+++ Collected data
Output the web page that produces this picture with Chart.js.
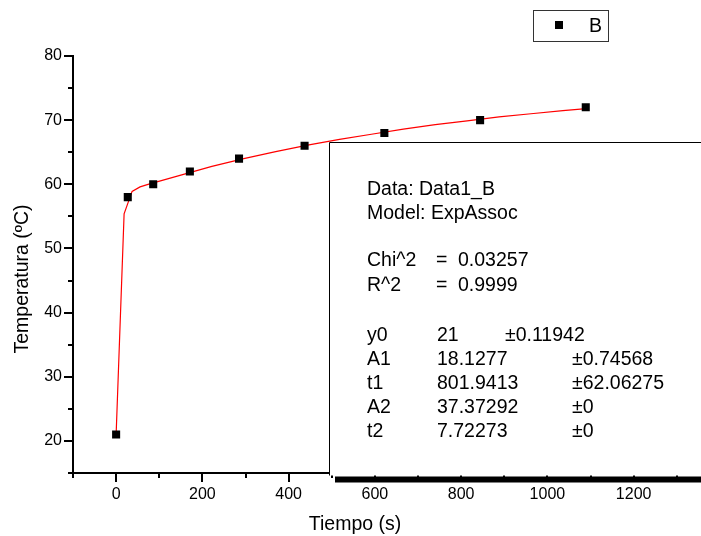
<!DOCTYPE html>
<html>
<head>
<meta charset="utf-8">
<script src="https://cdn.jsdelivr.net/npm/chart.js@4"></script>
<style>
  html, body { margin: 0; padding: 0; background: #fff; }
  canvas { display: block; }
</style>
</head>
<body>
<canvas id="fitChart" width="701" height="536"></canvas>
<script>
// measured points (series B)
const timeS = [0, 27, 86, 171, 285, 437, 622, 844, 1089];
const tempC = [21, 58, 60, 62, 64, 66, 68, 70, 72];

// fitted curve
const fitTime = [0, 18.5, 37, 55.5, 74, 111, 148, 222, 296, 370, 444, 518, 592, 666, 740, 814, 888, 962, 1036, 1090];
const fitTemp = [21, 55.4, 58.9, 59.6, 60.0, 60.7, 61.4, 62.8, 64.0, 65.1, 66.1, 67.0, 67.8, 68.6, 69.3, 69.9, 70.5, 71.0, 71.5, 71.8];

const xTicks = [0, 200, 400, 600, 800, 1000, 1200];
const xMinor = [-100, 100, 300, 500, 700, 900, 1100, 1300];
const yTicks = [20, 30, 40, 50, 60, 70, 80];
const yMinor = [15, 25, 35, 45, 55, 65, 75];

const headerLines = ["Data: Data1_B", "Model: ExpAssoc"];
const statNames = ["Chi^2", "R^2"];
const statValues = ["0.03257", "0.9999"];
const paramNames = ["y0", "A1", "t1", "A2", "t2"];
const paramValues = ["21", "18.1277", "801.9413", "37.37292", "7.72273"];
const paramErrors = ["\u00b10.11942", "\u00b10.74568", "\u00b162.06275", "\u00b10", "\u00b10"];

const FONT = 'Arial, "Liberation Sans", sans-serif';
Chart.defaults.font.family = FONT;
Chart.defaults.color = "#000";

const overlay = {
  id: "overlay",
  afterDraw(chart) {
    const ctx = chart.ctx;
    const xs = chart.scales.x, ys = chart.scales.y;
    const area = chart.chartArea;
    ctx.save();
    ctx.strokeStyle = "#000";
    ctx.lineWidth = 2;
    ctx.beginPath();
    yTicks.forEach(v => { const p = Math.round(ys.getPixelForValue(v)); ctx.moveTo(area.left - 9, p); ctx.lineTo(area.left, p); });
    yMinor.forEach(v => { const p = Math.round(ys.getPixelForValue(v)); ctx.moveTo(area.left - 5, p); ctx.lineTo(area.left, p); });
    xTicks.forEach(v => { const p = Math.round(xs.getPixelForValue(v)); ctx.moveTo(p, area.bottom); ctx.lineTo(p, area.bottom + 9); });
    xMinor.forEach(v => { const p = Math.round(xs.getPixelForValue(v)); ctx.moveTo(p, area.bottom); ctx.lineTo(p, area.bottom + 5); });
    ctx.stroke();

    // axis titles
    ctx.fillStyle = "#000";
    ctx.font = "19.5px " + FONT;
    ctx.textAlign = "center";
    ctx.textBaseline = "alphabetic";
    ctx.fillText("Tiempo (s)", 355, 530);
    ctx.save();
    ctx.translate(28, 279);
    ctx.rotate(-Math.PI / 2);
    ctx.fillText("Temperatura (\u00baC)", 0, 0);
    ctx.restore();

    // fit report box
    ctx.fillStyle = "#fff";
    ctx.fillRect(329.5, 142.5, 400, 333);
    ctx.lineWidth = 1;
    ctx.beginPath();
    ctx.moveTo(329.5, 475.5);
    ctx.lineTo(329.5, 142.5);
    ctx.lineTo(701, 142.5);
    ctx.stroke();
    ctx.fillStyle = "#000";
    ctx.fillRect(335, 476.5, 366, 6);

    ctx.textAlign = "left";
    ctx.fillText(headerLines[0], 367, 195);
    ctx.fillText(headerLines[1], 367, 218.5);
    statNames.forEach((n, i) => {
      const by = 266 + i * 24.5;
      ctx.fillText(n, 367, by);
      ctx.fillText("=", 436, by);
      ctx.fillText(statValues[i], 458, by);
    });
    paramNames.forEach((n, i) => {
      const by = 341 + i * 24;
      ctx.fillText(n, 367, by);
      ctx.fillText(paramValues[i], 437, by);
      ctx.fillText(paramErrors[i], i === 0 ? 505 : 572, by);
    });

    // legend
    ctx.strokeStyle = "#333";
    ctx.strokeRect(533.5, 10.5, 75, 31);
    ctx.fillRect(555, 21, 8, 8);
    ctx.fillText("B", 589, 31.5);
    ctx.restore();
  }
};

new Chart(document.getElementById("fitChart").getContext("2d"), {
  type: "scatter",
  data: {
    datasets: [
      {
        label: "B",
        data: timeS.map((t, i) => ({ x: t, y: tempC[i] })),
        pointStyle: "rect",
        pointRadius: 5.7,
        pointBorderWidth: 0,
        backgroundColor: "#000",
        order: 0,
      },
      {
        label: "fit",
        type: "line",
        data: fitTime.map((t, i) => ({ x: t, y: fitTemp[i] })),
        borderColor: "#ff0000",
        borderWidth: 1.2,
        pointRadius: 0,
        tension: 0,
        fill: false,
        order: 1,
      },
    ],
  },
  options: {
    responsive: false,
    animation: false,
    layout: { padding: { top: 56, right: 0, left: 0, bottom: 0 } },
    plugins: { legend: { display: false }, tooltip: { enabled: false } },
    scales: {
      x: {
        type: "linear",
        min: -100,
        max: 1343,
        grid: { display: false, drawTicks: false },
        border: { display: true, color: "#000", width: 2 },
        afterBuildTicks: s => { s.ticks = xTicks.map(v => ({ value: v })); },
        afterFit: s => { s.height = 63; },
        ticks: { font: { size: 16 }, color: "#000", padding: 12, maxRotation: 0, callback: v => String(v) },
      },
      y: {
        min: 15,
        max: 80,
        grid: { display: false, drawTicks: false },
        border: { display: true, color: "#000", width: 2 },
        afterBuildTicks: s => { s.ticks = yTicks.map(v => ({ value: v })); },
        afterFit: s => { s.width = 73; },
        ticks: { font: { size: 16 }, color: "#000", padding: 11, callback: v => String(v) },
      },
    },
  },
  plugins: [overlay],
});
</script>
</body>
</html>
++++++
## [Given request]
Repeat the data above exactly, but not the pictures.

## [Response below]
Output the web page that produces this picture with Chart.js.
<!DOCTYPE html>
<html>
<head>
<meta charset="utf-8">
<script src="https://cdn.jsdelivr.net/npm/chart.js@4"></script>
<style>
  html, body { margin: 0; padding: 0; background: #fff; }
  canvas { display: block; }
</style>
</head>
<body>
<canvas id="fitChart" width="701" height="536"></canvas>
<script>
// measured points (series B)
const timeS = [0, 27, 86, 171, 285, 437, 622, 844, 1089];
const tempC = [21, 58, 60, 62, 64, 66, 68, 70, 72];

// fitted curve
const fitTime = [0, 18.5, 37, 55.5, 74, 111, 148, 222, 296, 370, 444, 518, 592, 666, 740, 814, 888, 962, 1036, 1090];
const fitTemp = [21, 55.4, 58.9, 59.6, 60.0, 60.7, 61.4, 62.8, 64.0, 65.1, 66.1, 67.0, 67.8, 68.6, 69.3, 69.9, 70.5, 71.0, 71.5, 71.8];

const xTicks = [0, 200, 400, 600, 800, 1000, 1200];
const xMinor = [-100, 100, 300, 500, 700, 900, 1100, 1300];
const yTicks = [20, 30, 40, 50, 60, 70, 80];
const yMinor = [15, 25, 35, 45, 55, 65, 75];

const headerLines = ["Data: Data1_B", "Model: ExpAssoc"];
const statNames = ["Chi^2", "R^2"];
const statValues = ["0.03257", "0.9999"];
const paramNames = ["y0", "A1", "t1", "A2", "t2"];
const paramValues = ["21", "18.1277", "801.9413", "37.37292", "7.72273"];
const paramErrors = ["\u00b10.11942", "\u00b10.74568", "\u00b162.06275", "\u00b10", "\u00b10"];

const FONT = 'Arial, "Liberation Sans", sans-serif';
Chart.defaults.font.family = FONT;
Chart.defaults.color = "#000";

const overlay = {
  id: "overlay",
  afterDraw(chart) {
    const ctx = chart.ctx;
    const xs = chart.scales.x, ys = chart.scales.y;
    const area = chart.chartArea;
    ctx.save();
    ctx.strokeStyle = "#000";
    ctx.lineWidth = 2;
    ctx.beginPath();
    yTicks.forEach(v => { const p = Math.round(ys.getPixelForValue(v)); ctx.moveTo(area.left - 9, p); ctx.lineTo(area.left, p); });
    yMinor.forEach(v => { const p = Math.round(ys.getPixelForValue(v)); ctx.moveTo(area.left - 5, p); ctx.lineTo(area.left, p); });
    xTicks.forEach(v => { const p = Math.round(xs.getPixelForValue(v)); ctx.moveTo(p, area.bottom); ctx.lineTo(p, area.bottom + 9); });
    xMinor.forEach(v => { const p = Math.round(xs.getPixelForValue(v)); ctx.moveTo(p, area.bottom); ctx.lineTo(p, area.bottom + 5); });
    ctx.stroke();

    // axis titles
    ctx.fillStyle = "#000";
    ctx.font = "19.5px " + FONT;
    ctx.textAlign = "center";
    ctx.textBaseline = "alphabetic";
    ctx.fillText("Tiempo (s)", 355, 530);
    ctx.save();
    ctx.translate(28, 279);
    ctx.rotate(-Math.PI / 2);
    ctx.fillText("Temperatura (\u00baC)", 0, 0);
    ctx.restore();

    // fit report box
    ctx.fillStyle = "#fff";
    ctx.fillRect(329.5, 142.5, 400, 333);
    ctx.lineWidth = 1;
    ctx.beginPath();
    ctx.moveTo(329.5, 475.5);
    ctx.lineTo(329.5, 142.5);
    ctx.lineTo(701, 142.5);
    ctx.stroke();
    ctx.fillStyle = "#000";
    ctx.fillRect(335, 476.5, 366, 6);

    ctx.textAlign = "left";
    ctx.fillText(headerLines[0], 367, 195);
    ctx.fillText(headerLines[1], 367, 218.5);
    statNames.forEach((n, i) => {
      const by = 266 + i * 24.5;
      ctx.fillText(n, 367, by);
      ctx.fillText("=", 436, by);
      ctx.fillText(statValues[i], 458, by);
    });
    paramNames.forEach((n, i) => {
      const by = 341 + i * 24;
      ctx.fillText(n, 367, by);
      ctx.fillText(paramValues[i], 437, by);
      ctx.fillText(paramErrors[i], i === 0 ? 505 : 572, by);
    });

    // legend
    ctx.strokeStyle = "#333";
    ctx.strokeRect(533.5, 10.5, 75, 31);
    ctx.fillRect(555, 21, 8, 8);
    ctx.fillText("B", 589, 31.5);
    ctx.restore();
  }
};

new Chart(document.getElementById("fitChart").getContext("2d"), {
  type: "scatter",
  data: {
    datasets: [
      {
        label: "B",
        data: timeS.map((t, i) => ({ x: t, y: tempC[i] })),
        pointStyle: "rect",
        pointRadius: 5.7,
        pointBorderWidth: 0,
        backgroundColor: "#000",
        order: 0,
      },
      {
        label: "fit",
        type: "line",
        data: fitTime.map((t, i) => ({ x: t, y: fitTemp[i] })),
        borderColor: "#ff0000",
        borderWidth: 1.2,
        pointRadius: 0,
        tension: 0,
        fill: false,
        order: 1,
      },
    ],
  },
  options: {
    responsive: false,
    animation: false,
    layout: { padding: { top: 56, right: 0, left: 0, bottom: 0 } },
    plugins: { legend: { display: false }, tooltip: { enabled: false } },
    scales: {
      x: {
        type: "linear",
        min: -100,
        max: 1343,
        grid: { display: false, drawTicks: false },
        border: { display: true, color: "#000", width: 2 },
        afterBuildTicks: s => { s.ticks = xTicks.map(v => ({ value: v })); },
        afterFit: s => { s.height = 63; },
        ticks: { font: { size: 16 }, color: "#000", padding: 12, maxRotation: 0, callback: v => String(v) },
      },
      y: {
        min: 15,
        max: 80,
        grid: { display: false, drawTicks: false },
        border: { display: true, color: "#000", width: 2 },
        afterBuildTicks: s => { s.ticks = yTicks.map(v => ({ value: v })); },
        afterFit: s => { s.width = 73; },
        ticks: { font: { size: 16 }, color: "#000", padding: 11, callback: v => String(v) },
      },
    },
  },
  plugins: [overlay],
});
</script>
</body>
</html>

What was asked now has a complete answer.